It is interesting that none of the developers are on a hyperthreading CPU.  Some people go the Intel route, some go the AMD route (I had a shitty 486 AMD CPU once and never went back).  I guess what I am not clear about is how much of programming needs to be geared for hyperthreading.  It almost sounds to me like when you read the Intel compiler marketing B.S. that you just throw the new compiler at it and magical things happen.  That's the marketing crap to get your money I guess.  In reality, as Sven_bent was trying to say, the code itself would need to change in order to allocate the work to threads as perfect to 50-50 as possible to get maximum synergy.  This number may not be 50-50 because I'm fairly certain both "CPUs" in an Intel "C" processor are not identical, I think one is more of a mini processor -- somebody more technical can answer this question.

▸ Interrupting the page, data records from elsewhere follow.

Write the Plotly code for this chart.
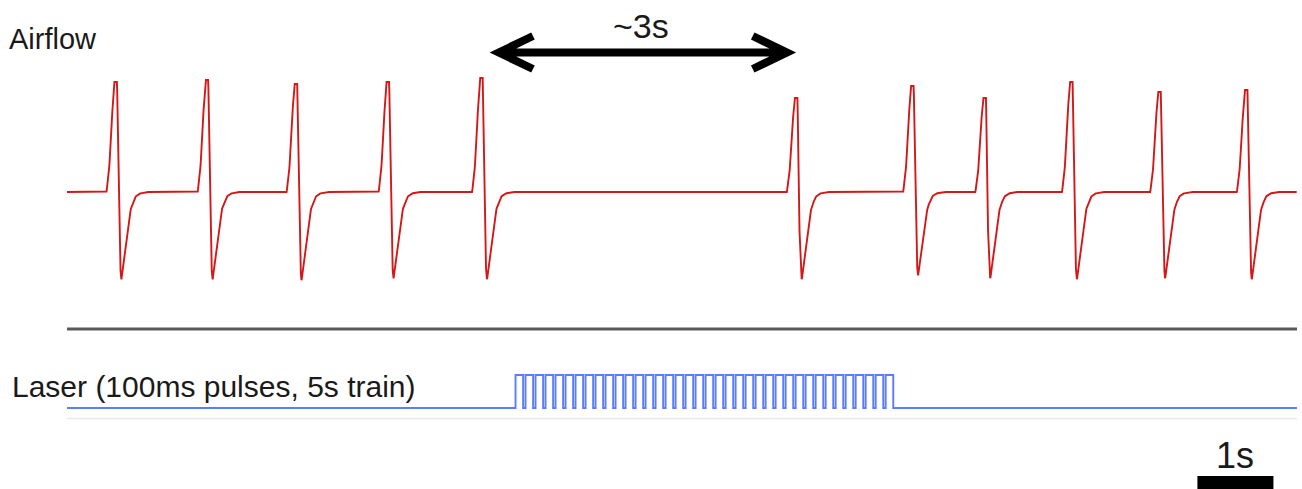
import numpy as np
import plotly.graph_objects as go

W, H = 1302, 489
T_END = 16.18  # record length shown (s)

# Breath events: time of inspiratory peak (s), peak height and trough depth (a.u.)
breath_t = [0.64, 1.84, 3.01, 4.22, 5.45, 9.59, 11.12, 12.07, 13.21, 14.37, 15.51]
breath_peak = [1.10, 1.12, 1.08, 1.10, 1.14, 0.94, 1.06, 0.94, 1.10, 1.00, 1.02]
breath_trough = [0.88, 0.88, 0.89, 0.87, 0.88, 0.88, 0.84, 0.87, 0.88, 0.87, 0.88]

# Single-breath waveform: offset from the peak (s) and normalised level
shape_dt = [-0.121, -0.105, -0.085, -0.068, -0.047, -0.025, -0.018, 0.018, 0.030,
            0.045, 0.060, 0.075, 0.097, 0.150, 0.200, 0.253, 0.305, 0.395]
shape_lv = [0.0, 0.08, 0.22, 0.39, 0.69, 0.96, 1.0, 1.0, 0.55,
            -0.42, -0.85, -1.0, -0.85, -0.46, -0.19, -0.06, -0.02, 0.0]

# Laser stimulation protocol
train_start = 5.90    # s
n_pulses = 38
pulse_period = 0.1316  # s
pulse_on = 0.100       # s

# Scale bar
bar_start, bar_len = 14.87, 1.0

# ---- airflow trace ----
t = np.arange(0.0, T_END, 0.004)
flow = np.zeros_like(t)
sdt = np.array(shape_dt)
slv = np.array(shape_lv)
for tp, pk, tr in zip(breath_t, breath_peak, breath_trough):
    lv = np.interp(t - tp, sdt, slv, left=0.0, right=0.0)
    flow += np.where(lv > 0, lv * pk, lv * tr)

# ---- laser trace (step waveform) ----
lx, ly = [0.0], [0.0]
for k in range(n_pulses):
    on = train_start + k * pulse_period
    off = on + pulse_on
    lx += [on, on, off, off]
    ly += [0.0, 1.0, 1.0, 0.0]
lx.append(T_END)
ly.append(0.0)

X0, X1 = 67, 1297  # pixel extent of the time axis


def py(p):
    """pixel row -> paper y"""
    return 1 - p / H


def px(p):
    """pixel column -> paper x"""
    return p / W


fig = go.Figure()
fig.add_trace(go.Scatter(x=t, y=flow, mode="lines",
                         line=dict(color="#d41818", width=1.9),
                         xaxis="x", yaxis="y", hoverinfo="skip"))
fig.add_trace(go.Scatter(x=lx, y=ly, mode="lines",
                         line=dict(color="#5a7cff", width=1.9),
                         xaxis="x", yaxis="y2", hoverinfo="skip"))

# airflow: baseline 0 at row 192, 100 px per unit; panel rows 60..300
fig.update_layout(
    width=W, height=H,
    margin=dict(l=0, r=0, t=0, b=0),
    paper_bgcolor="white", plot_bgcolor="white",
    showlegend=False,
    xaxis=dict(domain=[px(X0), px(X1)], range=[0, T_END], visible=False),
    yaxis=dict(domain=[py(300), py(60)], range=[-1.08, 1.32], visible=False),
    yaxis2=dict(domain=[py(420), py(360)], range=[-12 / 33, 48 / 33],
                visible=False, anchor="x"),
)

shapes = []
# separator between panels
shapes.append(dict(type="line", xref="paper", yref="paper",
                   x0=px(X0), x1=px(X1), y0=py(329), y1=py(329),
                   line=dict(color="#5a5a5a", width=3)))
# faint line under laser trace
shapes.append(dict(type="line", xref="paper", yref="paper",
                   x0=px(X0), x1=px(X1), y0=py(418.5), y1=py(418.5),
                   line=dict(color="#e8e8e8", width=1.5)))
# apnea double arrow
a0, a1 = 5.68, 9.47
ay = py(52.5)
dy = 16.5 / H
arm = 0.45
path = (f"M {a0},{ay} L {a1},{ay} "
        f"M {a0 + arm},{ay + dy} L {a0},{ay} L {a0 + arm},{ay - dy} "
        f"M {a1 - arm},{ay + dy} L {a1},{ay} L {a1 - arm},{ay - dy}")
shapes.append(dict(type="path", xref="x", yref="paper", path=path,
                   line=dict(color="black", width=8)))
# 1 s scale bar
shapes.append(dict(type="rect", xref="x", yref="paper",
                   x0=bar_start, x1=bar_start + bar_len, y0=py(495), y1=py(476),
                   fillcolor="black", line=dict(width=0)))
fig.update_layout(shapes=shapes)

font = dict(family="Liberation Sans, Arial, sans-serif", color="#1a1a1a")
ann = [
    dict(text="Airflow", x=px(7), y=py(39), xanchor="left", yanchor="middle",
         font=dict(size=29, **font)),
    dict(text="Laser (100ms pulses, 5s train)", x=px(10), y=py(386),
         xanchor="left", yanchor="middle", font=dict(size=30, **font)),
    dict(text="~3s", x=px(641), y=py(26), xanchor="center", yanchor="middle",
         font=dict(size=34, **font)),
    dict(text="1s", xref="x", x=bar_start + bar_len / 2, y=py(455),
         xanchor="center", yanchor="middle", font=dict(size=36, **font)),
]
for a in ann:
    a.setdefault("xref", "paper")
    a["yref"] = "paper"
    a["showarrow"] = False
fig.update_layout(annotations=ann)

fig.write_html("out.html")
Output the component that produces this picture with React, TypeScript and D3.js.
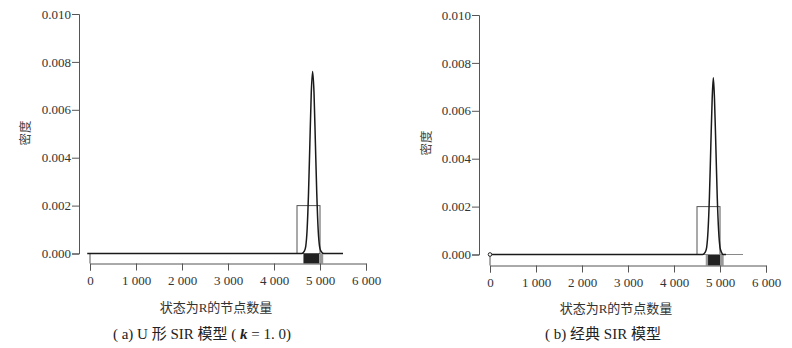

I think this is interesting though, I mean to me the next big step in terms of speed should be focused on using hyperthreading in my opinion.  I'm pretty sure these guys are focusing on quality at minimal mp3 size though.
Title: Lame compiles for hyperthreading?
Post by: saratoga on 2004-01-24 19:57:34
Quote
Perfectly parallel ? Do you mean performance is nearly doubled? 

With 2 CPUs yes.  With HT the improvement is whatever the HT logic in Intel's CPUs can manage (as opposed to many multithreaded problems were the improvement is limited by the nature of problem). 

A 20 or 30% improvement seems pretty reasonable for most encoding I'd think since encoding doesn't seem to be very cache dependant and is very CPU intensive.
Title: Lame compiles for hyperthreading?
Post by: sven_Bent on 2004-01-24 20:04:40
Quote
Quote
Quote
maybe to take advantage of hyperthreading I'd have to run 2 sessions of LAME to make it happen


this will benefit you nothing at alle

by hyperthreading you dont have dobuel the ressroce...you just can shsre the whoe lcpu over more then one thread

part a doing someting for thread X
part b interger unit doing something for thread y

if you run to processor the utilise the same ressource on the cpu..there will be no benefits as you still only have the same part to run the thread at.

COMPLETELY WRONG.

A real-world program is not just "integer", "memory" or "floating point". Even if it is well optimized, there will be benefits from running two LAME simultaneously.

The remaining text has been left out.